The Lions picked QB Matthew Stafford No. 1. Then they selected TE Brandon Pettigrew with their other first round pick. Safety Louis Delmas was the second rounder.

Wrong, wrong, wrong, the headset wearers and keyboard mashers said.

"I'm really disappointed with this draft," one of the WXYT loudmouths said the other day as I tuned in within my car. He said it with the proper tone of morose typically reserved for being told you've been laid off or something of true relevance.

Aww, poor baby. He's disappointed.

Tough.

These are the players who, after the months of interrogation and watching film until eyes glazed over, are your new Detroit Lions.

But what about the past??

Gone. Water under the bridge. Milk, spilled. Done like dinner.

Look, we won't truly know whether Draft '09 was good or not till a few years down the road.

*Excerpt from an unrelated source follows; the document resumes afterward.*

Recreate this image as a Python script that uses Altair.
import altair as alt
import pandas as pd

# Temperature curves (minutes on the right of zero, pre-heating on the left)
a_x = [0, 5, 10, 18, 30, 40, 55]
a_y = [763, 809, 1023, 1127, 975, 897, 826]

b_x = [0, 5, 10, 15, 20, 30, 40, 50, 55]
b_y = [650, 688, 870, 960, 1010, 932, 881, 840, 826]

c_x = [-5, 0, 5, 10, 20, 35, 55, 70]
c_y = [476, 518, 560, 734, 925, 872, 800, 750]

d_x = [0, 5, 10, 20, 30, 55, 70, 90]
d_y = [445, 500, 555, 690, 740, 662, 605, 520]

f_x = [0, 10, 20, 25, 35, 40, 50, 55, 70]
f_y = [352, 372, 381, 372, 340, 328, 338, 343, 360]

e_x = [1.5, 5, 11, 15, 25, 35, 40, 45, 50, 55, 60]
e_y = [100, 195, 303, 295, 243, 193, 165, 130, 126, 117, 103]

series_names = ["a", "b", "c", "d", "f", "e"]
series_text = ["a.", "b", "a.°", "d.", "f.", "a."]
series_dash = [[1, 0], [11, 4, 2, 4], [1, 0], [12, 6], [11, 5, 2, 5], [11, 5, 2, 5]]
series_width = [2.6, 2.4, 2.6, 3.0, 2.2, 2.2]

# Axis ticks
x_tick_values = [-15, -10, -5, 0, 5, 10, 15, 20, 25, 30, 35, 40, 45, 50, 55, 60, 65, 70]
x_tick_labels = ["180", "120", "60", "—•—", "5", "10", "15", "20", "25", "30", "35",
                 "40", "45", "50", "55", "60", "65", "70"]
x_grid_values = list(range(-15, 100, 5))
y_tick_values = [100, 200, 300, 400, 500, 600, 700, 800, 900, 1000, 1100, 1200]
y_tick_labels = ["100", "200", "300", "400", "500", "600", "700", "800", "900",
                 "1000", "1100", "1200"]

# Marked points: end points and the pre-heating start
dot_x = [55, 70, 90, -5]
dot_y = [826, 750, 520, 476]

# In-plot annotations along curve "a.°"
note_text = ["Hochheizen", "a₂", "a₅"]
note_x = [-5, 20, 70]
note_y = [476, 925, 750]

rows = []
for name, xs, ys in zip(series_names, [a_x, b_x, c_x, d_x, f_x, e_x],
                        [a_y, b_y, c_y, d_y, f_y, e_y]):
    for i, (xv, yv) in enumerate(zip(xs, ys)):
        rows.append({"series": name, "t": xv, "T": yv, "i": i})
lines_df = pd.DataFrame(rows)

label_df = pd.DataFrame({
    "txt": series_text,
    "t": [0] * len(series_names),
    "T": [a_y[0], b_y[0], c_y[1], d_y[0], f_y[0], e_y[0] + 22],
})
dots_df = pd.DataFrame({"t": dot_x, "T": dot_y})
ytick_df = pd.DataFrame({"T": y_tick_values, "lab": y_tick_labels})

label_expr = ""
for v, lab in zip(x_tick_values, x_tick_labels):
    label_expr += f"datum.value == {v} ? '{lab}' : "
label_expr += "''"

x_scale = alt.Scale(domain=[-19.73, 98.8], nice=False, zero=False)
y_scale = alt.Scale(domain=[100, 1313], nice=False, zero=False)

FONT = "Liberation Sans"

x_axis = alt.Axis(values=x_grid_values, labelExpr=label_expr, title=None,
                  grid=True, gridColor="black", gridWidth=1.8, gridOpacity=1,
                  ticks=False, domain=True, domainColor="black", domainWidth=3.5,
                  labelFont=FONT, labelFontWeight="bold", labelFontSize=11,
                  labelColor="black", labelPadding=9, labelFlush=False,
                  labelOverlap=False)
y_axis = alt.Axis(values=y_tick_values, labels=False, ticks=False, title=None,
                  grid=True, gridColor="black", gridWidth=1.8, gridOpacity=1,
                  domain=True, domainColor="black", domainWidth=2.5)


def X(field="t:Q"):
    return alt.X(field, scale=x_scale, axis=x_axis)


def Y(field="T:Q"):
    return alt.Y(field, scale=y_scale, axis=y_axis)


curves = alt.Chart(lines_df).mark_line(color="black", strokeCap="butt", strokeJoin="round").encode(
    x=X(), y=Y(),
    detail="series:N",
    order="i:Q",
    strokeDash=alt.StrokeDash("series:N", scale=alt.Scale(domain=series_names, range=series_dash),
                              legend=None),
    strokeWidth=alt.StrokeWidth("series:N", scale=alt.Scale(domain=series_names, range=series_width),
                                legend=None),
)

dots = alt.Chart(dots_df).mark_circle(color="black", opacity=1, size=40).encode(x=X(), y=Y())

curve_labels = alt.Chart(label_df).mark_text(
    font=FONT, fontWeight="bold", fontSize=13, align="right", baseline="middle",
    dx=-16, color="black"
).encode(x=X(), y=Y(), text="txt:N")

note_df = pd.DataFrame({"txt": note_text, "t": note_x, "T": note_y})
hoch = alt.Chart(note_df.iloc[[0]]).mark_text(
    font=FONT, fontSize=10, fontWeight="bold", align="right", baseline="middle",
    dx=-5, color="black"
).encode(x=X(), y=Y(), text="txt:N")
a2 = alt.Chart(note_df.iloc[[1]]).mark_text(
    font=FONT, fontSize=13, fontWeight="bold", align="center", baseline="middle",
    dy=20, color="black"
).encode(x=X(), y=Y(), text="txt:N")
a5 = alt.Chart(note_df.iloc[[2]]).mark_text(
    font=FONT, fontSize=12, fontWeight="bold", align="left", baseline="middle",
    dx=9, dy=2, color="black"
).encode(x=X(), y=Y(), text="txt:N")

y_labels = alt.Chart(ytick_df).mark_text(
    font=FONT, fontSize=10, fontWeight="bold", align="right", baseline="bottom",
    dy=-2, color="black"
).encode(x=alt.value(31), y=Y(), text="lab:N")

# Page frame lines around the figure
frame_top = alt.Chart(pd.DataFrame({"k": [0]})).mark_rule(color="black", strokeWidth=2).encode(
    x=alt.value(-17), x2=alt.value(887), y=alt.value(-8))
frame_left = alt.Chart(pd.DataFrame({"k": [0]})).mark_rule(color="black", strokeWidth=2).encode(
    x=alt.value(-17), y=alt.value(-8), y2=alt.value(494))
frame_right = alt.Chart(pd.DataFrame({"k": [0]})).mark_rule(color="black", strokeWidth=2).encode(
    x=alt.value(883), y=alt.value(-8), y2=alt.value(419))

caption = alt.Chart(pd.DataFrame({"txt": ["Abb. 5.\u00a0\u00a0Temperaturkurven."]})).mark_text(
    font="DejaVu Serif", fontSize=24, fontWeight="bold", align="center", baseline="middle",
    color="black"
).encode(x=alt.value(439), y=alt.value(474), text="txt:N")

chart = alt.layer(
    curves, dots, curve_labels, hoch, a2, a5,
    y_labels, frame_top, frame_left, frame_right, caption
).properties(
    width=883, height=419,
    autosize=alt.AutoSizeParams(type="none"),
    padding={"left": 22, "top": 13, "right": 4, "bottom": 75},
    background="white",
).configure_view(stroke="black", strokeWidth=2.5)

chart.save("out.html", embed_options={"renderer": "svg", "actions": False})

As usual, it will likely come down to the players picked on Day Two, anyway.

Those are where the gems are found, the so-called diamonds in the rough. The players whose contributions provide depth and football accumen on the cheap. The ones who round out your roster nicely.

All the championship teams have such players. The Day Two guys are often the ones that save your bacon as a GM or personnel guy.

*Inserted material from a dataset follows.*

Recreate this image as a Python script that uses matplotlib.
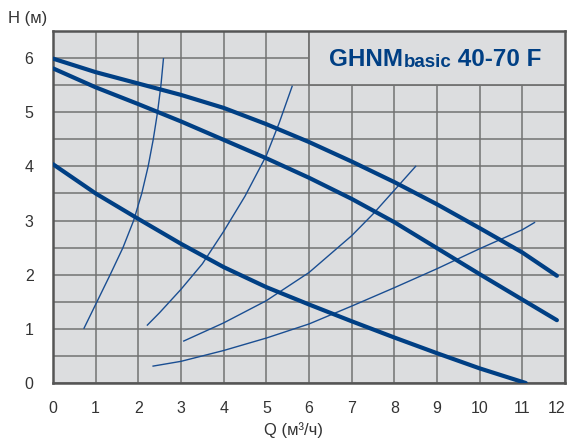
#!/usr/bin/env python3
"""Pump curve chart GHNMbasic 40-70 F."""
import matplotlib

matplotlib.use("Agg")
import matplotlib.pyplot as plt
from matplotlib.patches import Rectangle

# pump curves (thick), Q in m3/h, H in m
q_max = [0.0, 1.0, 2.0, 3.0, 4.0, 5.0, 6.0, 7.0, 8.0, 9.0, 10.0, 11.0, 11.81]
h_max = [5.99, 5.74, 5.53, 5.32, 5.08, 4.78, 4.45, 4.09, 3.71, 3.30, 2.86, 2.41, 1.98]

q_mid = [0.0, 1.0, 2.0, 3.0, 4.0, 5.0, 6.0, 7.0, 8.0, 9.0, 10.0, 11.0, 11.81]
h_mid = [5.81, 5.46, 5.15, 4.83, 4.49, 4.15, 3.79, 3.40, 2.97, 2.49, 2.01, 1.54, 1.16]

q_min = [0.0, 1.0, 2.0, 3.0, 4.0, 5.0, 6.0, 7.0, 8.0, 9.0, 10.0, 11.08]
h_min = [4.04, 3.50, 3.03, 2.57, 2.14, 1.77, 1.45, 1.14, 0.84, 0.55, 0.27, 0.0]

# system curves (thin)
q_s1 = [0.72, 1.03, 1.34, 1.64, 1.89, 2.08, 2.23, 2.35, 2.45, 2.53, 2.59]
h_s1 = [1.0, 1.5, 2.0, 2.5, 3.0, 3.5, 4.0, 4.5, 5.0, 5.5, 6.0]

q_s2 = [2.20, 2.5, 3.0, 3.5, 4.0, 4.5, 5.0, 5.3, 5.61]
h_s2 = [1.06, 1.30, 1.73, 2.20, 2.80, 3.45, 4.20, 4.80, 5.49]

q_s3 = [3.05, 4.0, 5.0, 6.0, 7.0, 7.5, 8.0, 8.51]
h_s3 = [0.77, 1.11, 1.52, 2.04, 2.72, 3.12, 3.56, 4.01]

q_s4 = [2.33, 3.0, 4.0, 5.0, 6.0, 7.0, 8.0, 9.0, 10.0, 11.0, 11.30]
h_s4 = [0.31, 0.40, 0.60, 0.83, 1.09, 1.42, 1.76, 2.11, 2.48, 2.83, 2.97]

x_ticks = list(range(0, 13))
y_ticks = [0, 1, 2, 3, 4, 5, 6]

BG = "#dcdddf"
GRID = "#727272"
THICK = "#003f84"
THIN = "#1a4e92"
TEXT = "#333333"
FONT = "Liberation Sans"


def main():
    fig = plt.figure(figsize=(5.67, 4.41), dpi=100)
    ax = fig.add_axes([53 / 567, 58 / 441, 512 / 567, 352 / 441])
    ax.set_facecolor(BG)

    ax.set_xlim(0, 12)
    ax.set_ylim(0, 6.5)
    ax.set_xticks(x_ticks)
    ax.set_yticks(y_ticks)
    ax.set_yticks([i + 0.5 for i in range(7)], minor=True)
    ax.set_axisbelow(True)
    ax.grid(True, which="both", color=GRID, linewidth=1.1)
    ax.tick_params(which="both", length=0)
    ax.tick_params(axis="x", pad=13, labelsize=11.5, labelcolor=TEXT)
    ax.tick_params(axis="y", pad=14, labelsize=11.5, labelcolor=TEXT)
    for lab in ax.get_xticklabels() + ax.get_yticklabels():
        lab.set_family(FONT)
    ax.get_xticklabels()[-1].set_horizontalalignment("right")
    for sp in ax.spines.values():
        sp.set_color("#555555")
        sp.set_linewidth(1.8)

    # title box covers the grid
    ax.add_patch(Rectangle((6, 5.5), 6.5, 1.2, facecolor=BG, edgecolor=GRID,
                           linewidth=1.3, zorder=1))
    t1 = ax.text(6.48, 5.98, "GHNM", fontsize=17.5, fontweight="bold", family=FONT,
                 color=THICK, va="center", ha="left", zorder=3)
    t2 = ax.annotate("basic", xy=(1, 0), xycoords=t1, fontsize=13.5, family=FONT,
                     fontweight="bold", color=THICK, va="bottom", ha="left", zorder=3)
    ax.annotate(" 40-70 F", xy=(1, 0), xycoords=t2, fontsize=17.5, family=FONT,
                fontweight="bold", color=THICK, va="bottom", ha="left", zorder=3)

    for q, h in [(q_s1, h_s1), (q_s2, h_s2), (q_s3, h_s3), (q_s4, h_s4)]:
        ax.plot(q, h, color=THIN, linewidth=1.0, zorder=4, solid_capstyle="butt")
    for q, h in [(q_max, h_max), (q_mid, h_mid), (q_min, h_min)]:
        ax.plot(q, h, color=THICK, linewidth=3.0, zorder=5, solid_capstyle="round")

    fig.text(8 / 567, 1 - 18 / 441, "H (м)", fontsize=12, color=TEXT, family=FONT,
             ha="left", va="center")
    fig.text(294 / 567, 1 - 430 / 441, "Q (м³/ч)", fontsize=12, color=TEXT,
             family=FONT, ha="center", va="center")

    fig.savefig("out.png", dpi=100)
    plt.close(fig)


if __name__ == "__main__":
    main()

Lions' second round pick, S Louis Delmas from Western Michigan; we won't know if this was a smart pick for several years


The Lions should have picked LB Aaron Curry No. 1 overall. What were they doing drafting a tight end in the first round? Why not grab Rey Maualuga in round two? He was sitting right there! Same with Ohio State's James Laurinitis.

What the hell?

We'll see soon enough.

Charlie Rogers, in his first game as a Lion in 2003, made two spectacular catches for touchdowns against the Cardinals at Ford Field. Matt Millen looked good in drafting Charlie as high as he did. You wouldn't have had any arguments from any of the 60,000+ fans in the stands that September Sunday afternoon.

Great draft pick!

It wasn't until 2006, when Rogers showed his true colors as a football talent, following some injuries and brushes with the rules.

Wasted draft pick!

One of the cell phone dudes called in to WXYT on Sunday.

"Stafford's not going to make it. He'll be a bust!"

Oh, really?

The Lions should have hired that guy. Would have saved them a ton of time on research and interviews and film watching.

He's not going to make it. He'll be a bust.

So says Cell Phone Guy.

No draft can be properly gauged before they pump up one football for the upcoming season. You can't do it when the uniforms these players are wearing are Armani suits.

But Cell Phone Guy and Headset Dude and Keyboard Masher have it all figured out, already.

I wonder how much they'd work for, if hired? Probably could save a bundle of cash.

1 comment:

Anonymous said...

Don't take this the wrong way, but maybe less focus on the fans who criticize the draft? As Lions fans, that's about all we have. Some of us are just tired of drinking the Kool-Aid year after year after year. I'd love to be wrong on this current front office, but I wanted to be wrong about the Shoveler also, and Mariucci, and Moronwheg, and Millen. The facts are: In 2001 we hired someone with no GM experience and a head coach in the same boat. In 2006 we hired someone with no head coaching experience. In 2008 we hired two guys with no GM experience and then tried to explain it away with some type of bastardized front office administrative structure that no business school graduate would ever recommend as a model for good organization control. But it got better because they were going to hire someone later with personnel experience. In 2009 we hired someone with no head coaching experience who....kept Stan Kwan???? With all the talk about how hard it is to predict NFL QB drafts and where they great QB's were drafted and how many QB busts there have been, do you really think these guys found the secret to success? I'd say the safe bet is no.

I hope I'm wrong, and I hope Matt Stafford does turn out to be the next Joe Montana, I think we're due as Detroit fans. But excuse me if I'm a little skeptical and I want to tell the front office that I think they suck, they screwed up, and they would lose an ass-kicking contest to a one-legged man. I just don't think you have any credibility when you want to say the average fan wouldn't do a better job than the guys we've had running the show for the past decade. How do you get worse than 0-16? Give up the most points in NFL history for a season, just not the 2nd most?

Enough with the fans. The fans in Detroit aren't the problem. Selling out Ford Field for 50 straight games with the stinking pile of manure teams that have passed for pro football in Detroit since 2000 shows the fans are loyal. They don't need to have any more scorn heaped upon them from fellow fans, we get enough of that from the rest of the NFL.